Directions: Omit all pictures, then retype the data exactly as given.
▼
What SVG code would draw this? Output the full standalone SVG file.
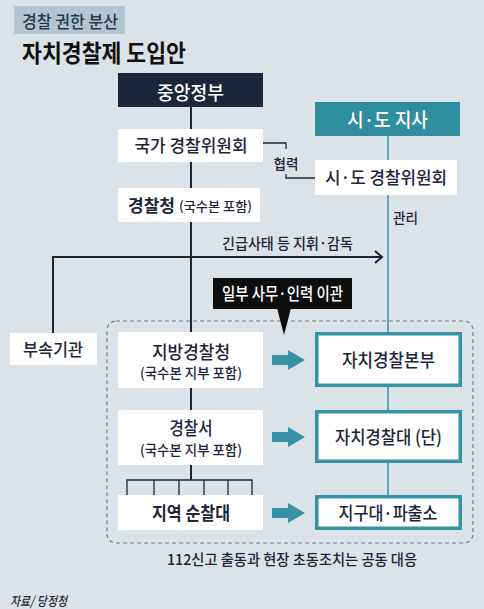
<svg xmlns="http://www.w3.org/2000/svg" width="484" height="609" viewBox="0 0 484 609">
<style>
text{font-family:"Noto Sans CJK KR","Noto Sans",sans-serif;font-weight:500;}
.b{font-weight:700;}
.box{fill:#ffffff;}
.tbox{fill:#ffffff;stroke:#3593a5;stroke-width:3.5;}
.navy{stroke:#1d2638;stroke-width:2;fill:none;}
.thin{stroke:#1d2638;stroke-width:1.3;fill:none;}
.teal{stroke:#3a9aaa;stroke-width:1.6;fill:none;}
.mid{text-anchor:middle;}
.arrow{fill:#3593a5;}
</style>
<defs>
<g id="fat"><rect x="0" y="-5" width="17" height="10"/><polygon points="16,-10 33,0 16,10"/></g>
</defs>
<rect width="484" height="609" fill="#dce3e8"/>
<g id="title">
<rect x="14" y="6" width="111" height="28" fill="#b3c6d0"/>
<text x="22" y="28" font-size="17" fill="#27384a" textLength="96" lengthAdjust="spacingAndGlyphs">경찰 권한 분산</text>
<text x="22" y="62" font-size="24" class="b" fill="#111" textLength="164" lengthAdjust="spacingAndGlyphs">자치경찰제 도입안</text>
</g>
<g id="connectors">
<line class="navy" x1="191" y1="107" x2="191" y2="480"/>
<polyline class="thin" points="127,495 127,480 252,480 252,495"/>
<line class="thin" x1="154" y1="480" x2="154" y2="495"/>
<line class="thin" x1="179" y1="480" x2="179" y2="495"/>
<line class="thin" x1="204" y1="480" x2="204" y2="495"/>
<line class="thin" x1="228" y1="480" x2="228" y2="495"/>
<polyline class="navy" points="53,333 53,257 382,257"/>
<polyline class="navy" points="375,251 382,257 375,263"/>
<line class="teal" x1="388" y1="136" x2="388" y2="495"/>
<polyline class="thin" points="263,143 286,143 286,149"/>
<polyline class="thin" points="286,174 286,178 315,178"/>
<rect x="107" y="321" width="366" height="222" rx="9" fill="none" stroke="#7a7f85" stroke-width="1.2" stroke-dasharray="4 3"/>
<g class="arrow">
<use href="#fat" x="272" y="360"/>
<use href="#fat" x="272" y="437"/>
<use href="#fat" x="272" y="513"/>
</g>
<text x="286" y="169" font-size="14" class="mid" fill="#1d2638" textLength="25" lengthAdjust="spacingAndGlyphs">협력</text>
<text x="393" y="223" font-size="14" fill="#1d2638" textLength="25" lengthAdjust="spacingAndGlyphs">관리</text>
<text x="222" y="248.5" font-size="15" fill="#1d2638" textLength="131" lengthAdjust="spacingAndGlyphs">긴급사태 등 지휘·감독</text>
</g>
<g id="central">
<rect x="118" y="73" width="145" height="34" fill="#1d2638"/>
<text x="190.5" y="100" font-size="19" class="mid" fill="#fff" textLength="67" lengthAdjust="spacingAndGlyphs">중앙정부</text>
</g>
<g id="national-committee">
<rect class="box" x="118" y="129" width="145" height="33"/>
<text x="191" y="152" font-size="17" class="mid" fill="#1d2638" textLength="113" lengthAdjust="spacingAndGlyphs">국가 경찰위원회</text>
</g>
<g id="governor">
<rect x="315" y="102" width="145" height="34" fill="#2f8e9e"/>
<text x="387.5" y="126.5" font-size="19" class="mid" fill="#fff" textLength="81" lengthAdjust="spacingAndGlyphs">시·도 지사</text>
</g>
<g id="local-committee">
<rect class="box" x="315" y="160" width="142" height="35"/>
<text x="386" y="184" font-size="17" class="mid" fill="#1d2638" textLength="122" lengthAdjust="spacingAndGlyphs">시·도 경찰위원회</text>
</g>
<g id="police-agency">
<rect class="box" x="118" y="188" width="142" height="34"/>
<text x="128" y="211.5" font-size="17" class="b" fill="#1d2638" textLength="47" lengthAdjust="spacingAndGlyphs">경찰청</text>
<text x="179" y="210.5" font-size="13" fill="#1d2638" textLength="73" lengthAdjust="spacingAndGlyphs">(국수본 포함)</text>
</g>
<g id="transfer-label">
<rect x="213" y="278" width="139" height="31" fill="#0d0d0d"/>
<polygon points="277,308 291,308 284,335" fill="#0d0d0d"/>
<text x="282.5" y="300" font-size="17" class="mid" fill="#fff" textLength="121" lengthAdjust="spacingAndGlyphs">일부 사무·인력 이관</text>
</g>
<g id="affiliated">
<rect class="box" x="10" y="333" width="87" height="32"/>
<text x="53" y="355.5" font-size="17" class="mid" fill="#1d2638" textLength="60" lengthAdjust="spacingAndGlyphs">부속기관</text>
</g>
<g id="regional-agency">
<rect class="box" x="118" y="332" width="145" height="56"/>
<text x="191" y="359" font-size="18" class="mid" fill="#1d2638" textLength="78" lengthAdjust="spacingAndGlyphs">지방경찰청</text>
<text x="191" y="378" font-size="14" class="mid" fill="#1d2638" textLength="102" lengthAdjust="spacingAndGlyphs">(국수본 지부 포함)</text>
</g>
<g id="autonomous-hq">
<rect class="tbox" x="316.75" y="333.75" width="143.5" height="51.5"/>
<text x="388.5" y="366.5" font-size="18" class="mid" fill="#1d2638" textLength="93" lengthAdjust="spacingAndGlyphs">자치경찰본부</text>
</g>
<g id="police-station">
<rect class="box" x="118" y="410" width="145" height="55"/>
<text x="191" y="435" font-size="18" class="mid" fill="#1d2638" textLength="43" lengthAdjust="spacingAndGlyphs">경찰서</text>
<text x="191" y="455" font-size="14" class="mid" fill="#1d2638" textLength="102" lengthAdjust="spacingAndGlyphs">(국수본 지부 포함)</text>
</g>
<g id="autonomous-unit">
<rect class="tbox" x="316.75" y="411.75" width="143.5" height="49.5"/>
<text x="388.5" y="443.5" font-size="18" class="mid" fill="#1d2638" textLength="107" lengthAdjust="spacingAndGlyphs">자치경찰대 (단)</text>
</g>
<g id="patrol">
<rect class="box" x="118" y="495" width="145" height="35"/>
<text x="191" y="519.5" font-size="18" class="mid b" fill="#1d2638" textLength="78" lengthAdjust="spacingAndGlyphs">지역 순찰대</text>
</g>
<g id="substation">
<rect class="tbox" x="316.75" y="496.75" width="143.5" height="31.5"/>
<text x="388" y="519.5" font-size="18" class="mid" fill="#1d2638" textLength="99" lengthAdjust="spacingAndGlyphs">지구대·파출소</text>
</g>
<g id="notes">
<text x="292" y="565" font-size="15" class="mid" fill="#1d2638" textLength="250" lengthAdjust="spacingAndGlyphs">112신고 출동과 현장 초동조치는 공동 대응</text>
<text x="10" y="606" font-size="13" font-style="italic" fill="#1d2638" textLength="57" lengthAdjust="spacingAndGlyphs">자료/ 당정청</text>
</g>
</svg>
▲
Answer to this problem:
What SVG code would draw this? Output the full standalone SVG file.
<svg xmlns="http://www.w3.org/2000/svg" width="484" height="609" viewBox="0 0 484 609">
<style>
text{font-family:"Noto Sans CJK KR","Noto Sans",sans-serif;font-weight:500;}
.b{font-weight:700;}
.box{fill:#ffffff;}
.tbox{fill:#ffffff;stroke:#3593a5;stroke-width:3.5;}
.navy{stroke:#1d2638;stroke-width:2;fill:none;}
.thin{stroke:#1d2638;stroke-width:1.3;fill:none;}
.teal{stroke:#3a9aaa;stroke-width:1.6;fill:none;}
.mid{text-anchor:middle;}
.arrow{fill:#3593a5;}
</style>
<defs>
<g id="fat"><rect x="0" y="-5" width="17" height="10"/><polygon points="16,-10 33,0 16,10"/></g>
</defs>
<rect width="484" height="609" fill="#dce3e8"/>
<g id="title">
<rect x="14" y="6" width="111" height="28" fill="#b3c6d0"/>
<text x="22" y="28" font-size="17" fill="#27384a" textLength="96" lengthAdjust="spacingAndGlyphs">경찰 권한 분산</text>
<text x="22" y="62" font-size="24" class="b" fill="#111" textLength="164" lengthAdjust="spacingAndGlyphs">자치경찰제 도입안</text>
</g>
<g id="connectors">
<line class="navy" x1="191" y1="107" x2="191" y2="480"/>
<polyline class="thin" points="127,495 127,480 252,480 252,495"/>
<line class="thin" x1="154" y1="480" x2="154" y2="495"/>
<line class="thin" x1="179" y1="480" x2="179" y2="495"/>
<line class="thin" x1="204" y1="480" x2="204" y2="495"/>
<line class="thin" x1="228" y1="480" x2="228" y2="495"/>
<polyline class="navy" points="53,333 53,257 382,257"/>
<polyline class="navy" points="375,251 382,257 375,263"/>
<line class="teal" x1="388" y1="136" x2="388" y2="495"/>
<polyline class="thin" points="263,143 286,143 286,149"/>
<polyline class="thin" points="286,174 286,178 315,178"/>
<rect x="107" y="321" width="366" height="222" rx="9" fill="none" stroke="#7a7f85" stroke-width="1.2" stroke-dasharray="4 3"/>
<g class="arrow">
<use href="#fat" x="272" y="360"/>
<use href="#fat" x="272" y="437"/>
<use href="#fat" x="272" y="513"/>
</g>
<text x="286" y="169" font-size="14" class="mid" fill="#1d2638" textLength="25" lengthAdjust="spacingAndGlyphs">협력</text>
<text x="393" y="223" font-size="14" fill="#1d2638" textLength="25" lengthAdjust="spacingAndGlyphs">관리</text>
<text x="222" y="248.5" font-size="15" fill="#1d2638" textLength="131" lengthAdjust="spacingAndGlyphs">긴급사태 등 지휘·감독</text>
</g>
<g id="central">
<rect x="118" y="73" width="145" height="34" fill="#1d2638"/>
<text x="190.5" y="100" font-size="19" class="mid" fill="#fff" textLength="67" lengthAdjust="spacingAndGlyphs">중앙정부</text>
</g>
<g id="national-committee">
<rect class="box" x="118" y="129" width="145" height="33"/>
<text x="191" y="152" font-size="17" class="mid" fill="#1d2638" textLength="113" lengthAdjust="spacingAndGlyphs">국가 경찰위원회</text>
</g>
<g id="governor">
<rect x="315" y="102" width="145" height="34" fill="#2f8e9e"/>
<text x="387.5" y="126.5" font-size="19" class="mid" fill="#fff" textLength="81" lengthAdjust="spacingAndGlyphs">시·도 지사</text>
</g>
<g id="local-committee">
<rect class="box" x="315" y="160" width="142" height="35"/>
<text x="386" y="184" font-size="17" class="mid" fill="#1d2638" textLength="122" lengthAdjust="spacingAndGlyphs">시·도 경찰위원회</text>
</g>
<g id="police-agency">
<rect class="box" x="118" y="188" width="142" height="34"/>
<text x="128" y="211.5" font-size="17" class="b" fill="#1d2638" textLength="47" lengthAdjust="spacingAndGlyphs">경찰청</text>
<text x="179" y="210.5" font-size="13" fill="#1d2638" textLength="73" lengthAdjust="spacingAndGlyphs">(국수본 포함)</text>
</g>
<g id="transfer-label">
<rect x="213" y="278" width="139" height="31" fill="#0d0d0d"/>
<polygon points="277,308 291,308 284,335" fill="#0d0d0d"/>
<text x="282.5" y="300" font-size="17" class="mid" fill="#fff" textLength="121" lengthAdjust="spacingAndGlyphs">일부 사무·인력 이관</text>
</g>
<g id="affiliated">
<rect class="box" x="10" y="333" width="87" height="32"/>
<text x="53" y="355.5" font-size="17" class="mid" fill="#1d2638" textLength="60" lengthAdjust="spacingAndGlyphs">부속기관</text>
</g>
<g id="regional-agency">
<rect class="box" x="118" y="332" width="145" height="56"/>
<text x="191" y="359" font-size="18" class="mid" fill="#1d2638" textLength="78" lengthAdjust="spacingAndGlyphs">지방경찰청</text>
<text x="191" y="378" font-size="14" class="mid" fill="#1d2638" textLength="102" lengthAdjust="spacingAndGlyphs">(국수본 지부 포함)</text>
</g>
<g id="autonomous-hq">
<rect class="tbox" x="316.75" y="333.75" width="143.5" height="51.5"/>
<text x="388.5" y="366.5" font-size="18" class="mid" fill="#1d2638" textLength="93" lengthAdjust="spacingAndGlyphs">자치경찰본부</text>
</g>
<g id="police-station">
<rect class="box" x="118" y="410" width="145" height="55"/>
<text x="191" y="435" font-size="18" class="mid" fill="#1d2638" textLength="43" lengthAdjust="spacingAndGlyphs">경찰서</text>
<text x="191" y="455" font-size="14" class="mid" fill="#1d2638" textLength="102" lengthAdjust="spacingAndGlyphs">(국수본 지부 포함)</text>
</g>
<g id="autonomous-unit">
<rect class="tbox" x="316.75" y="411.75" width="143.5" height="49.5"/>
<text x="388.5" y="443.5" font-size="18" class="mid" fill="#1d2638" textLength="107" lengthAdjust="spacingAndGlyphs">자치경찰대 (단)</text>
</g>
<g id="patrol">
<rect class="box" x="118" y="495" width="145" height="35"/>
<text x="191" y="519.5" font-size="18" class="mid b" fill="#1d2638" textLength="78" lengthAdjust="spacingAndGlyphs">지역 순찰대</text>
</g>
<g id="substation">
<rect class="tbox" x="316.75" y="496.75" width="143.5" height="31.5"/>
<text x="388" y="519.5" font-size="18" class="mid" fill="#1d2638" textLength="99" lengthAdjust="spacingAndGlyphs">지구대·파출소</text>
</g>
<g id="notes">
<text x="292" y="565" font-size="15" class="mid" fill="#1d2638" textLength="250" lengthAdjust="spacingAndGlyphs">112신고 출동과 현장 초동조치는 공동 대응</text>
<text x="10" y="606" font-size="13" font-style="italic" fill="#1d2638" textLength="57" lengthAdjust="spacingAndGlyphs">자료/ 당정청</text>
</g>
</svg>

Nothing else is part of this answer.